— START OF Given information —

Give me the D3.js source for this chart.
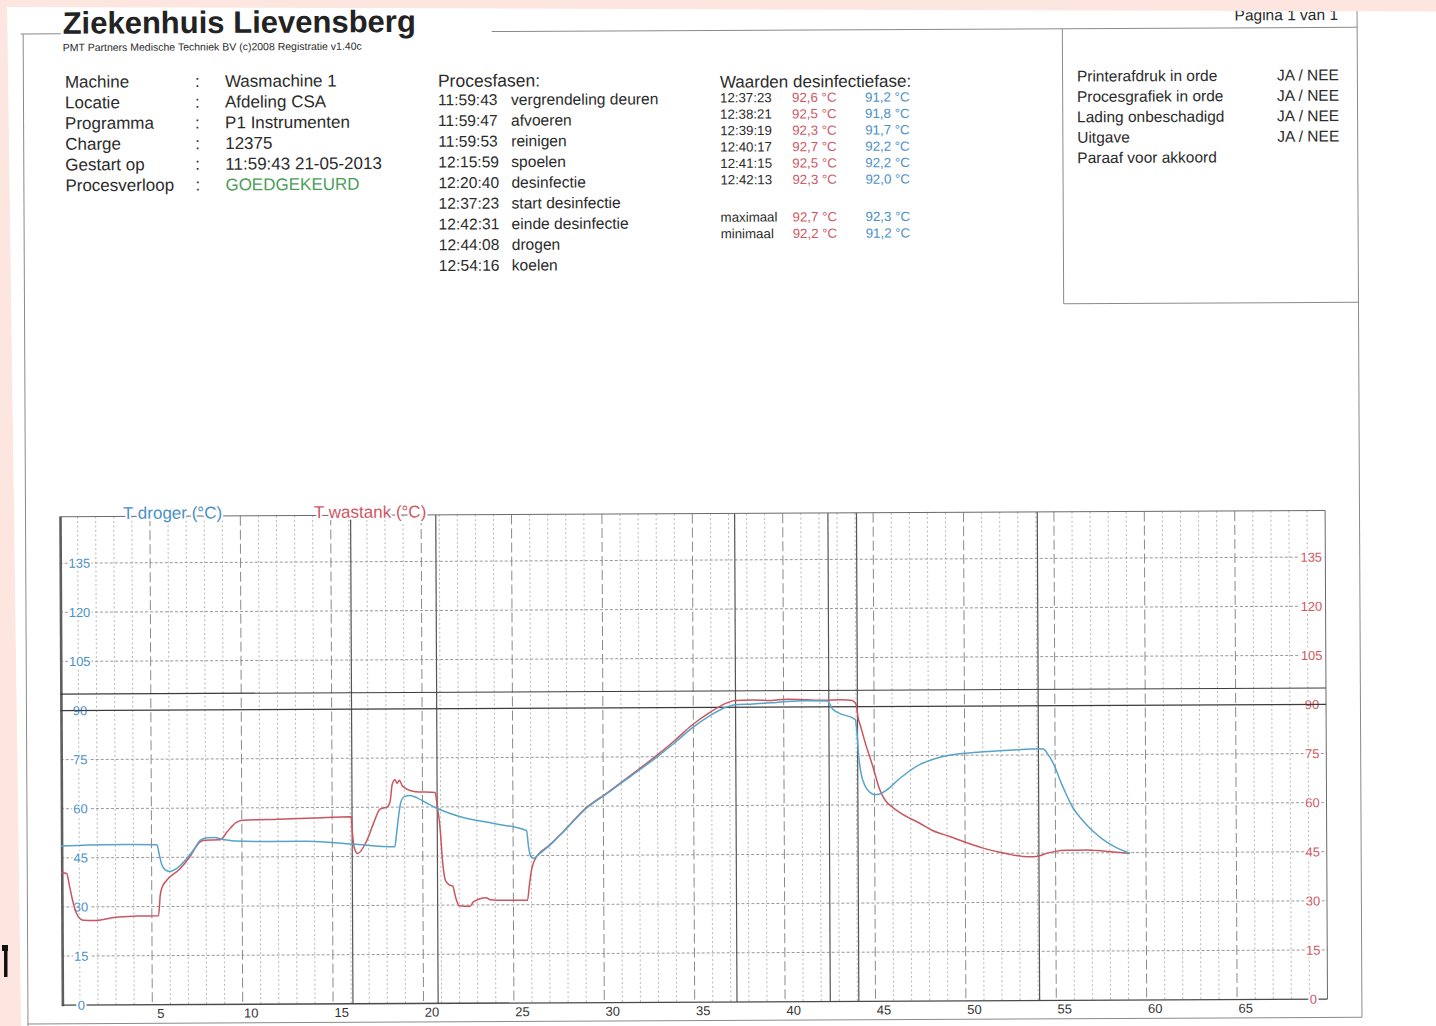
<!DOCTYPE html>
<html>
<head>
<meta charset="utf-8">
<script src="https://cdn.jsdelivr.net/npm/d3@7"></script>
<style>
body { margin: 0; background: #fff; }
svg { display: block; font-family: "Liberation Sans", Arial, sans-serif; }
</style>
</head>
<body>
<svg id="page" width="1436" height="1026"></svg>
<script>
// ---- header data ----
var infoLabels = ["Machine", "Locatie", "Programma", "Charge", "Gestart op", "Procesverloop"];
var infoValues = ["Wasmachine 1", "Afdeling CSA", "P1 Instrumenten", "12375", "11:59:43 21-05-2013", "GOEDGEKEURD"];
var phaseTimes = ["11:59:43", "11:59:47", "11:59:53", "12:15:59", "12:20:40", "12:37:23", "12:42:31", "12:44:08", "12:54:16"];
var phaseNames = ["vergrendeling deuren", "afvoeren", "reinigen", "spoelen", "desinfectie", "start desinfectie", "einde desinfectie", "drogen", "koelen"];
var desinfTimes = ["12:37:23", "12:38:21", "12:39:19", "12:40:17", "12:41:15", "12:42:13"];
var desinfWastank = ["92,6 °C", "92,5 °C", "92,3 °C", "92,7 °C", "92,5 °C", "92,3 °C"];
var desinfDroger = ["91,2 °C", "91,8 °C", "91,7 °C", "92,2 °C", "92,2 °C", "92,0 °C"];
var extremaLabels = ["maximaal", "minimaal"];
var extremaWastank = ["92,7 °C", "92,2 °C"];
var extremaDroger = ["92,3 °C", "91,2 °C"];
var checkItems = ["Printerafdruk in orde", "Procesgrafiek in orde", "Lading onbeschadigd", "Uitgave", "Paraaf voor akkoord"];
var checkAnswers = ["JA / NEE", "JA / NEE", "JA / NEE", "JA / NEE", ""];

// ---- chart data: [minuten, °C] ----
var xTicks = [5, 10, 15, 20, 25, 30, 35, 40, 45, 50, 55, 60, 65];
var yTicks = [0, 15, 30, 45, 60, 75, 90, 105, 120, 135];
var limitLines = [90, 95];
var phaseMarks = [16.1, 20.81, 37.34, 42.5, 44.08, 54.08];

var droger = [[0,48.6],[1.5,48.9],[3.5,49.0],[5.3,48.9],[5.42,46],[5.55,43],[5.75,41.2],[6.0,40.7],[6.4,41.6],[6.9,44.3],[7.4,47.8],[7.7,50.2],[8.1,50.9],[8.5,51.0],[8.8,50.6],[9.6,49.9],[11.5,49.7],[13.6,49.7],[16.1,48.8],[18.45,47.9],[18.55,51.5],[18.65,56.2],[18.8,61.5],[19.0,63.2],[19.3,63.5],[19.7,62.8],[20.2,61.3],[20.8,59.6],[22.0,57.1],[24.0,54.8],[25.75,52.6],[25.85,47.8],[25.97,44.8],[26.15,44.2],[26.4,45.3],[27.0,48.0],[27.8,52.3],[29.05,59.3],[30.2,63.8],[31.5,69.0],[32.9,74.6],[34.0,79.4],[34.9,83.6],[35.9,87.4],[36.8,90.0],[37.3,90.8],[38.3,91.0],[39.3,91.3],[40.2,91.7],[41.2,91.9],[42.42,91.8],[42.7,89.3],[43.0,88.2],[43.95,86.1],[44.05,82],[44.12,76],[44.25,70],[44.5,65.6],[44.75,63.8],[45.0,63.1],[45.3,63.3],[45.65,64.4],[46.4,68.0],[47.5,72.2],[48.3,73.9],[49.15,75.0],[50.5,75.8],[51.9,76.3],[53.0,76.6],[54.1,76.9],[54.35,76.8],[54.6,75.2],[54.87,72.7],[55.4,65.5],[55.97,58.8],[56.5,55.0],[57.08,51.6],[57.6,49.2],[58.19,47.1],[59.11,44.8]];

var wastank = [[0,40.5],[0.3,40.2],[0.45,36.5],[0.6,32.5],[0.85,27.8],[1.2,25.9],[1.9,25.8],[3.0,26.8],[4.2,27.1],[5.37,27.2],[5.47,33.5],[5.6,36.2],[5.8,37.8],[6.57,41.5],[7.1,45.0],[7.67,49.6],[7.9,50.2],[8.8,50.3],[9.2,52.8],[9.7,55.6],[10.1,56.2],[12.0,56.5],[14.0,56.8],[16.05,57.1],[16.12,52],[16.22,47.5],[16.4,45.9],[16.9,49.7],[17.3,55.3],[17.65,59.4],[18.05,60.1],[18.2,61.5],[18.33,67.0],[18.48,68.4],[18.6,67.3],[18.72,68.2],[18.9,66.4],[19.6,64.7],[20.7,64.4],[20.82,60],[20.95,54.5],[21.1,43.0],[21.25,37.5],[21.45,36.2],[21.65,35.8],[21.8,32.5],[22.0,29.8],[22.6,29.6],[22.8,31.0],[23.5,32.2],[23.7,31.6],[24.6,31.4],[25.78,31.4],[25.9,36.5],[26.02,40.8],[26.2,43.8],[26.4,45.4],[27.0,48.1],[27.8,52.4],[29.05,59.5],[30.2,64.0],[31.5,69.3],[32.9,75.1],[34.0,80.1],[34.9,84.5],[35.9,88.4],[36.8,91.2],[37.3,92.1],[38.3,92.2],[39.3,92.0],[40.2,92.4],[41.2,92.2],[42.3,92.0],[43.2,92.1],[43.8,91.9],[44.0,90.8],[44.12,86.5],[44.25,84.0],[44.5,79.0],[44.9,72.0],[45.3,64.5],[45.6,61.3],[46.0,59.2],[46.4,57.6],[47.5,54.3],[48.23,52.0],[49.15,50.2],[50.08,48.3],[51.0,46.6],[51.92,45.3],[52.6,44.5],[53.2,44.0],[53.8,43.9],[54.13,44.2],[54.5,44.9],[55.0,45.5],[55.6,45.8],[56.7,45.9],[57.5,45.6],[58.19,45.2],[59.11,44.8]];

var blue = "#4a90c8", red = "#cf5763", lineBlue = "#57a4c9", lineRed = "#c9565f", ink = "#2b2b2b";

var svg = d3.select("#page");
svg.append("rect").attr("width", 1436).attr("height", 1026).attr("fill", "#fff");
// scan is slightly skewed
var page = svg.append("g").attr("transform", "rotate(-0.28,718,513)");

// ---- page frame ----
var frame = page.append("g").attr("stroke", "#8a8a8a").attr("stroke-width", 1).attr("fill", "none");
frame.append("line").attr("x1", 23).attr("x2", 63).attr("y1", 30.5).attr("y2", 30.5);
frame.append("line").attr("x1", 494).attr("x2", 1359.5).attr("y1", 30.5).attr("y2", 30.5);
frame.append("line").attr("x1", 25.5).attr("x2", 25.5).attr("y1", 30.5).attr("y2", 1030);
frame.append("line").attr("x1", 1359.5).attr("x2", 1359.5).attr("y1", -5).attr("y2", 1020.5);
frame.append("line").attr("x1", 25.5).attr("x2", 1359.5).attr("y1", 1020.5).attr("y2", 1020.5);
frame.append("line").attr("x1", 1064.7).attr("x2", 1064.7).attr("y1", 30.5).attr("y2", 305.4);
frame.append("line").attr("x1", 1064.7).attr("x2", 1359.5).attr("y1", 305.4).attr("y2", 305.4);

// ---- header ----
page.append("text").attr("x", 65).attr("y", 30.5).attr("font-size", 31).attr("font-weight", "bold")
  .attr("fill", "#232323").text("Ziekenhuis Lievensberg");
page.append("text").attr("x", 65).attr("y", 48).attr("font-size", 10.5).attr("fill", ink)
  .text("PMT Partners Medische Techniek BV (c)2008 Registratie v1.40c");
page.append("text").attr("x", 1237).attr("y", 23).attr("font-size", 15.5).attr("fill", ink).text("Pagina 1 van 1");

var info = page.append("g").attr("font-size", 17).attr("fill", ink);
info.selectAll(".lab").data(infoLabels).join("text")
  .attr("x", 67).attr("y", function(d, i) { return 84.5 + i * 20.7; }).text(function(d) { return d; });
info.selectAll(".col").data(infoLabels).join("text")
  .attr("x", 197).attr("y", function(d, i) { return 84.5 + i * 20.7; }).text(":");
info.selectAll(".val").data(infoValues).join("text")
  .attr("x", 227).attr("y", function(d, i) { return 84.5 + i * 20.7; })
  .attr("fill", function(d, i) { return i === infoValues.length - 1 ? "#4c9d5a" : ink; })
  .text(function(d) { return d; });

var fases = page.append("g").attr("fill", ink);
fases.append("text").attr("x", 440).attr("y", 85.5).attr("font-size", 17.5).text("Procesfasen:");
fases.selectAll(".t").data(phaseTimes).join("text").attr("font-size", 15.6)
  .attr("x", 440).attr("y", function(d, i) { return 104 + i * 20.7; }).text(function(d) { return d; });
fases.selectAll(".n").data(phaseNames).join("text").attr("font-size", 15.6)
  .attr("x", 513).attr("y", function(d, i) { return 104 + i * 20.7; }).text(function(d) { return d; });

var waarden = page.append("g").attr("font-size", 13.3).attr("fill", ink);
waarden.append("text").attr("x", 722).attr("y", 87.7).attr("font-size", 17).text("Waarden desinfectiefase:");
desinfTimes.forEach(function(t, i) {
  var yy = 102.4 + i * 16.4;
  waarden.append("text").attr("x", 722).attr("y", yy).text(t);
  waarden.append("text").attr("x", 794).attr("y", yy).attr("fill", red).text(desinfWastank[i]);
  waarden.append("text").attr("x", 867).attr("y", yy).attr("fill", blue).text(desinfDroger[i]);
});
extremaLabels.forEach(function(t, i) {
  var yy = 221.8 + i * 16.6;
  waarden.append("text").attr("x", 722).attr("y", yy).text(t);
  waarden.append("text").attr("x", 794).attr("y", yy).attr("fill", red).text(extremaWastank[i]);
  waarden.append("text").attr("x", 867).attr("y", yy).attr("fill", blue).text(extremaDroger[i]);
});

var checks = page.append("g").attr("font-size", 15.5).attr("fill", ink);
checks.selectAll(".c").data(checkItems).join("text")
  .attr("x", 1079).attr("y", function(d, i) { return 83.3 + i * 20.4; }).text(function(d) { return d; });
checks.selectAll(".a").data(checkAnswers).join("text")
  .attr("x", 1279).attr("y", function(d, i) { return 83.3 + i * 20.4; }).text(function(d) { return d; });

// ---- chart ----
var x = d3.scaleLinear().domain([0, 70]).range([59.5, 59.5 + 70 * 18.08]);
var y = d3.scaleLinear().domain([0, 135]).range([1002, 560]);
var plotTop = 513.5, x0 = x(0), x1 = x(70), yb = y(0);
var chart = page.append("g");

// horizontal dotted grid
chart.append("g").selectAll("line").data(yTicks.filter(function(v) { return v > 0 && limitLines.indexOf(v) < 0; })).join("line")
  .attr("x1", x0).attr("x2", x1).attr("y1", function(d) { return y(d); }).attr("y2", function(d) { return y(d); })
  .attr("stroke", "#8c8c8c").attr("stroke-width", 0.9).attr("stroke-dasharray", "3,2");

// vertical minute grid
chart.append("g").selectAll("line").data(d3.range(1, 70)).join("line")
  .attr("x1", function(d) { return x(d); }).attr("x2", function(d) { return x(d); })
  .attr("y1", plotTop).attr("y2", yb)
  .attr("stroke", function(d) { return d % 5 === 0 ? "#8a8a8a" : "#a6a6a6"; })
  .attr("stroke-width", function(d) { return d % 5 === 0 ? 1 : 0.8; })
  .attr("stroke-dasharray", function(d) { return d % 5 === 0 ? "10,4" : "2,2.5"; });

// phase markers
chart.append("g").selectAll("line").data(phaseMarks).join("line")
  .attr("x1", function(d) { return x(d); }).attr("x2", function(d) { return x(d); })
  .attr("y1", plotTop).attr("y2", yb).attr("stroke", "#555").attr("stroke-width", 1.2);

// frame
chart.append("line").attr("x1", x0).attr("x2", x1).attr("y1", plotTop).attr("y2", plotTop).attr("stroke", "#6a6a6a").attr("stroke-width", 1);
chart.append("line").attr("x1", x1).attr("x2", x1).attr("y1", plotTop).attr("y2", yb).attr("stroke", "#6a6a6a").attr("stroke-width", 1);
chart.append("line").attr("x1", x0 + 1).attr("x2", x0 + 1).attr("y1", plotTop).attr("y2", yb + 1).attr("stroke", "#5e5e5e").attr("stroke-width", 2.6);
chart.append("line").attr("x1", x0).attr("x2", x1).attr("y1", yb).attr("y2", yb).attr("stroke", "#4a4a4a").attr("stroke-width", 1.3);

function styleLabels(sel, color) {
  sel.select(".domain").remove();
  sel.attr("font-family", null).attr("font-size", 13);
  sel.selectAll("text").attr("x", 0).attr("text-anchor", "middle").attr("fill", color)
    .attr("stroke", "#fff").attr("stroke-width", 4).attr("paint-order", "stroke");
}
chart.append("g").attr("transform", "translate(79,0)")
  .call(d3.axisLeft(y).tickValues(yTicks).tickSize(0).tickPadding(0))
  .call(styleLabels, blue);
chart.append("g").attr("transform", "translate(1311,0)")
  .call(d3.axisRight(y).tickValues(yTicks).tickSize(0).tickPadding(0))
  .call(styleLabels, red);
chart.append("g").attr("transform", "translate(0," + yb + ")")
  .call(d3.axisBottom(x).tickValues(xTicks).tickSize(0).tickPadding(4))
  .call(function(g) {
    g.select(".domain").remove();
    g.attr("font-family", null).attr("font-size", 13);
    g.selectAll("text").attr("dx", 8).attr("fill", "#333");
  });

// limit lines (drawn over the labels)
chart.append("g").selectAll("line").data(limitLines).join("line")
  .attr("x1", x0).attr("x2", x1).attr("y1", function(d) { return y(d); }).attr("y2", function(d) { return y(d); })
  .attr("stroke", "#3c3c3c").attr("stroke-width", 1.2);

// series titles on top border
chart.append("text").attr("x", 123).attr("y", 516).attr("font-size", 17).attr("fill", blue)
  .attr("stroke", "#fff").attr("stroke-width", 4).attr("paint-order", "stroke").text("T droger (°C)");
chart.append("text").attr("x", 314).attr("y", 516).attr("font-size", 17).attr("fill", red)
  .attr("stroke", "#fff").attr("stroke-width", 4).attr("paint-order", "stroke").text("T wastank (°C)");

// curves
var line = d3.line().x(function(d) { return x(d[0]); }).y(function(d) { return y(d[1]); }).curve(d3.curveMonotoneX);
chart.append("path").datum(wastank).attr("d", line).attr("fill", "none").attr("stroke", lineRed).attr("stroke-width", 1.5);
chart.append("path").datum(droger).attr("d", line).attr("fill", "none").attr("stroke", lineBlue).attr("stroke-width", 1.5);

// ---- scan border (outside the page) ----
svg.append("polygon").attr("points", "0,0 1436,0 1436,11.5 0,7").attr("fill", "#fce6df");
svg.append("polygon").attr("points", "0,0 7,0 21,1026 0,1026").attr("fill", "#fce6df");
svg.append("rect").attr("x", 2).attr("y", 945).attr("width", 6).attr("height", 6).attr("fill", "#111");
svg.append("rect").attr("x", 4).attr("y", 945).attr("width", 3.5).attr("height", 32).attr("fill", "#111");
</script>
</body>
</html>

— END OF Given information —

Given exercise:
Give again exactly the lines running from the beginning of the material above through the line that contains "var phaseMarks = [16.1, 20.81, 37.34, 42.5, 44.08, 54.08];", and leave out every picture.

Task output:
Give me the D3.js source for this chart.
<!DOCTYPE html>
<html>
<head>
<meta charset="utf-8">
<script src="https://cdn.jsdelivr.net/npm/d3@7"></script>
<style>
body { margin: 0; background: #fff; }
svg { display: block; font-family: "Liberation Sans", Arial, sans-serif; }
</style>
</head>
<body>
<svg id="page" width="1436" height="1026"></svg>
<script>
// ---- header data ----
var infoLabels = ["Machine", "Locatie", "Programma", "Charge", "Gestart op", "Procesverloop"];
var infoValues = ["Wasmachine 1", "Afdeling CSA", "P1 Instrumenten", "12375", "11:59:43 21-05-2013", "GOEDGEKEURD"];
var phaseTimes = ["11:59:43", "11:59:47", "11:59:53", "12:15:59", "12:20:40", "12:37:23", "12:42:31", "12:44:08", "12:54:16"];
var phaseNames = ["vergrendeling deuren", "afvoeren", "reinigen", "spoelen", "desinfectie", "start desinfectie", "einde desinfectie", "drogen", "koelen"];
var desinfTimes = ["12:37:23", "12:38:21", "12:39:19", "12:40:17", "12:41:15", "12:42:13"];
var desinfWastank = ["92,6 °C", "92,5 °C", "92,3 °C", "92,7 °C", "92,5 °C", "92,3 °C"];
var desinfDroger = ["91,2 °C", "91,8 °C", "91,7 °C", "92,2 °C", "92,2 °C", "92,0 °C"];
var extremaLabels = ["maximaal", "minimaal"];
var extremaWastank = ["92,7 °C", "92,2 °C"];
var extremaDroger = ["92,3 °C", "91,2 °C"];
var checkItems = ["Printerafdruk in orde", "Procesgrafiek in orde", "Lading onbeschadigd", "Uitgave", "Paraaf voor akkoord"];
var checkAnswers = ["JA / NEE", "JA / NEE", "JA / NEE", "JA / NEE", ""];

// ---- chart data: [minuten, °C] ----
var xTicks = [5, 10, 15, 20, 25, 30, 35, 40, 45, 50, 55, 60, 65];
var yTicks = [0, 15, 30, 45, 60, 75, 90, 105, 120, 135];
var limitLines = [90, 95];
var phaseMarks = [16.1, 20.81, 37.34, 42.5, 44.08, 54.08];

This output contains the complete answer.